Drop the images; return everything else in the listing below exactly.

* Given material
────────

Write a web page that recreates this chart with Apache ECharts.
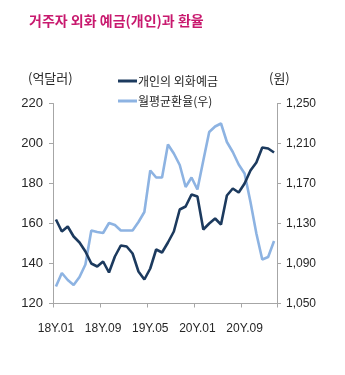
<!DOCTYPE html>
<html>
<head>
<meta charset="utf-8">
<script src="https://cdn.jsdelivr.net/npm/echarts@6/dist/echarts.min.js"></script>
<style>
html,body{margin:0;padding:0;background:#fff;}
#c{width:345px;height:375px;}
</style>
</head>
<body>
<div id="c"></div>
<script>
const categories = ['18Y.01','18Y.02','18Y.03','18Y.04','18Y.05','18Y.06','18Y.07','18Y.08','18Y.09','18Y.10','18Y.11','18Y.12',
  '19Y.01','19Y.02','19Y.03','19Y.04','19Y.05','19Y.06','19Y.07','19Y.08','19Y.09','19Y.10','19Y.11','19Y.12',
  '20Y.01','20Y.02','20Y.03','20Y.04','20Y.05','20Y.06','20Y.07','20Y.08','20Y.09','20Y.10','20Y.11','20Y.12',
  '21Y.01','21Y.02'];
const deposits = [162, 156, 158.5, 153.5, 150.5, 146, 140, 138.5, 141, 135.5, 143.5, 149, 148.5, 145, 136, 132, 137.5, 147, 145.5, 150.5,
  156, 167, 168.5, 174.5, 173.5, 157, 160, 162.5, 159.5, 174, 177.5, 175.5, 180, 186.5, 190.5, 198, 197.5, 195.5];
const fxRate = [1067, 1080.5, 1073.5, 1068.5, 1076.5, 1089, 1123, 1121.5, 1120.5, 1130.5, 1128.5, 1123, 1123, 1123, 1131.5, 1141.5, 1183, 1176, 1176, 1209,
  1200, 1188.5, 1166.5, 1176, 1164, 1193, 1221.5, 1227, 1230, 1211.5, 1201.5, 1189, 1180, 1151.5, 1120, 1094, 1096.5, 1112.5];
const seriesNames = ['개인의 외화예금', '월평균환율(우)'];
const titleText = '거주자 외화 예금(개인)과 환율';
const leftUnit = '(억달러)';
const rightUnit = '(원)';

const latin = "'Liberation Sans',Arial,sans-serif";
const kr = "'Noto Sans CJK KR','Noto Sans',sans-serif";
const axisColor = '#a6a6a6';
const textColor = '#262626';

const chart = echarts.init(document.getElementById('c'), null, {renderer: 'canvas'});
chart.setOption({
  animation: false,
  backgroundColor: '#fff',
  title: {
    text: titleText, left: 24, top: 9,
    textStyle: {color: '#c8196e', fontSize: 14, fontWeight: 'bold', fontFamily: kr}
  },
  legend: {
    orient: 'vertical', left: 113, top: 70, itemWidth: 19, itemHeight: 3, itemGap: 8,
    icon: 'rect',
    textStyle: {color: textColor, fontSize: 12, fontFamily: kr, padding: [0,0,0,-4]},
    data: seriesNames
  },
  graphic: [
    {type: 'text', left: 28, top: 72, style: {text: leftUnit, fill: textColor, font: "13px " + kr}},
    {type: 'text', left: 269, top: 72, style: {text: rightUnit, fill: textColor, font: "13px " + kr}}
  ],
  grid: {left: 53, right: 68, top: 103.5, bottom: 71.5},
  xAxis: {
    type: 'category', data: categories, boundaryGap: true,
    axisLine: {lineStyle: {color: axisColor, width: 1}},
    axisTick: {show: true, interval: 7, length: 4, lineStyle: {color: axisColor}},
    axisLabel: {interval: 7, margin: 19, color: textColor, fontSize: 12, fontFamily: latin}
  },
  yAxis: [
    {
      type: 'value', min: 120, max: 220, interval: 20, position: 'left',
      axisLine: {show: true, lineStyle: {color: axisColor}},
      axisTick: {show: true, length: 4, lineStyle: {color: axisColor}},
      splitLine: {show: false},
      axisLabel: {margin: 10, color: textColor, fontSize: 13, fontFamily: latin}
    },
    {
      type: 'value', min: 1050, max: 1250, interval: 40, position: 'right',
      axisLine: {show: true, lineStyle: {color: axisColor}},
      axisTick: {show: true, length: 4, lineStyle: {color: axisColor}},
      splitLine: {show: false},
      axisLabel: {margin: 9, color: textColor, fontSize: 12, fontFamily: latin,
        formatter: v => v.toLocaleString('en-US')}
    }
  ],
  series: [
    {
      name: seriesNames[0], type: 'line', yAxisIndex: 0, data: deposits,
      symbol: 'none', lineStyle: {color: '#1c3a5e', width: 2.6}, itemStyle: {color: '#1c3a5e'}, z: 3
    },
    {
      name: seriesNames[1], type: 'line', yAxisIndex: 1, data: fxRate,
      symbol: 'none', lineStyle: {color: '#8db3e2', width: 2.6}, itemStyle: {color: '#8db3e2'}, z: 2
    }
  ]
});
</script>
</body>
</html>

────────

* Complete response
Write a web page that recreates this chart with Apache ECharts.
<!DOCTYPE html>
<html>
<head>
<meta charset="utf-8">
<script src="https://cdn.jsdelivr.net/npm/echarts@6/dist/echarts.min.js"></script>
<style>
html,body{margin:0;padding:0;background:#fff;}
#c{width:345px;height:375px;}
</style>
</head>
<body>
<div id="c"></div>
<script>
const categories = ['18Y.01','18Y.02','18Y.03','18Y.04','18Y.05','18Y.06','18Y.07','18Y.08','18Y.09','18Y.10','18Y.11','18Y.12',
  '19Y.01','19Y.02','19Y.03','19Y.04','19Y.05','19Y.06','19Y.07','19Y.08','19Y.09','19Y.10','19Y.11','19Y.12',
  '20Y.01','20Y.02','20Y.03','20Y.04','20Y.05','20Y.06','20Y.07','20Y.08','20Y.09','20Y.10','20Y.11','20Y.12',
  '21Y.01','21Y.02'];
const deposits = [162, 156, 158.5, 153.5, 150.5, 146, 140, 138.5, 141, 135.5, 143.5, 149, 148.5, 145, 136, 132, 137.5, 147, 145.5, 150.5,
  156, 167, 168.5, 174.5, 173.5, 157, 160, 162.5, 159.5, 174, 177.5, 175.5, 180, 186.5, 190.5, 198, 197.5, 195.5];
const fxRate = [1067, 1080.5, 1073.5, 1068.5, 1076.5, 1089, 1123, 1121.5, 1120.5, 1130.5, 1128.5, 1123, 1123, 1123, 1131.5, 1141.5, 1183, 1176, 1176, 1209,
  1200, 1188.5, 1166.5, 1176, 1164, 1193, 1221.5, 1227, 1230, 1211.5, 1201.5, 1189, 1180, 1151.5, 1120, 1094, 1096.5, 1112.5];
const seriesNames = ['개인의 외화예금', '월평균환율(우)'];
const titleText = '거주자 외화 예금(개인)과 환율';
const leftUnit = '(억달러)';
const rightUnit = '(원)';

const latin = "'Liberation Sans',Arial,sans-serif";
const kr = "'Noto Sans CJK KR','Noto Sans',sans-serif";
const axisColor = '#a6a6a6';
const textColor = '#262626';

const chart = echarts.init(document.getElementById('c'), null, {renderer: 'canvas'});
chart.setOption({
  animation: false,
  backgroundColor: '#fff',
  title: {
    text: titleText, left: 24, top: 9,
    textStyle: {color: '#c8196e', fontSize: 14, fontWeight: 'bold', fontFamily: kr}
  },
  legend: {
    orient: 'vertical', left: 113, top: 70, itemWidth: 19, itemHeight: 3, itemGap: 8,
    icon: 'rect',
    textStyle: {color: textColor, fontSize: 12, fontFamily: kr, padding: [0,0,0,-4]},
    data: seriesNames
  },
  graphic: [
    {type: 'text', left: 28, top: 72, style: {text: leftUnit, fill: textColor, font: "13px " + kr}},
    {type: 'text', left: 269, top: 72, style: {text: rightUnit, fill: textColor, font: "13px " + kr}}
  ],
  grid: {left: 53, right: 68, top: 103.5, bottom: 71.5},
  xAxis: {
    type: 'category', data: categories, boundaryGap: true,
    axisLine: {lineStyle: {color: axisColor, width: 1}},
    axisTick: {show: true, interval: 7, length: 4, lineStyle: {color: axisColor}},
    axisLabel: {interval: 7, margin: 19, color: textColor, fontSize: 12, fontFamily: latin}
  },
  yAxis: [
    {
      type: 'value', min: 120, max: 220, interval: 20, position: 'left',
      axisLine: {show: true, lineStyle: {color: axisColor}},
      axisTick: {show: true, length: 4, lineStyle: {color: axisColor}},
      splitLine: {show: false},
      axisLabel: {margin: 10, color: textColor, fontSize: 13, fontFamily: latin}
    },
    {
      type: 'value', min: 1050, max: 1250, interval: 40, position: 'right',
      axisLine: {show: true, lineStyle: {color: axisColor}},
      axisTick: {show: true, length: 4, lineStyle: {color: axisColor}},
      splitLine: {show: false},
      axisLabel: {margin: 9, color: textColor, fontSize: 12, fontFamily: latin,
        formatter: v => v.toLocaleString('en-US')}
    }
  ],
  series: [
    {
      name: seriesNames[0], type: 'line', yAxisIndex: 0, data: deposits,
      symbol: 'none', lineStyle: {color: '#1c3a5e', width: 2.6}, itemStyle: {color: '#1c3a5e'}, z: 3
    },
    {
      name: seriesNames[1], type: 'line', yAxisIndex: 1, data: fxRate,
      symbol: 'none', lineStyle: {color: '#8db3e2', width: 2.6}, itemStyle: {color: '#8db3e2'}, z: 2
    }
  ]
});
</script>
</body>
</html>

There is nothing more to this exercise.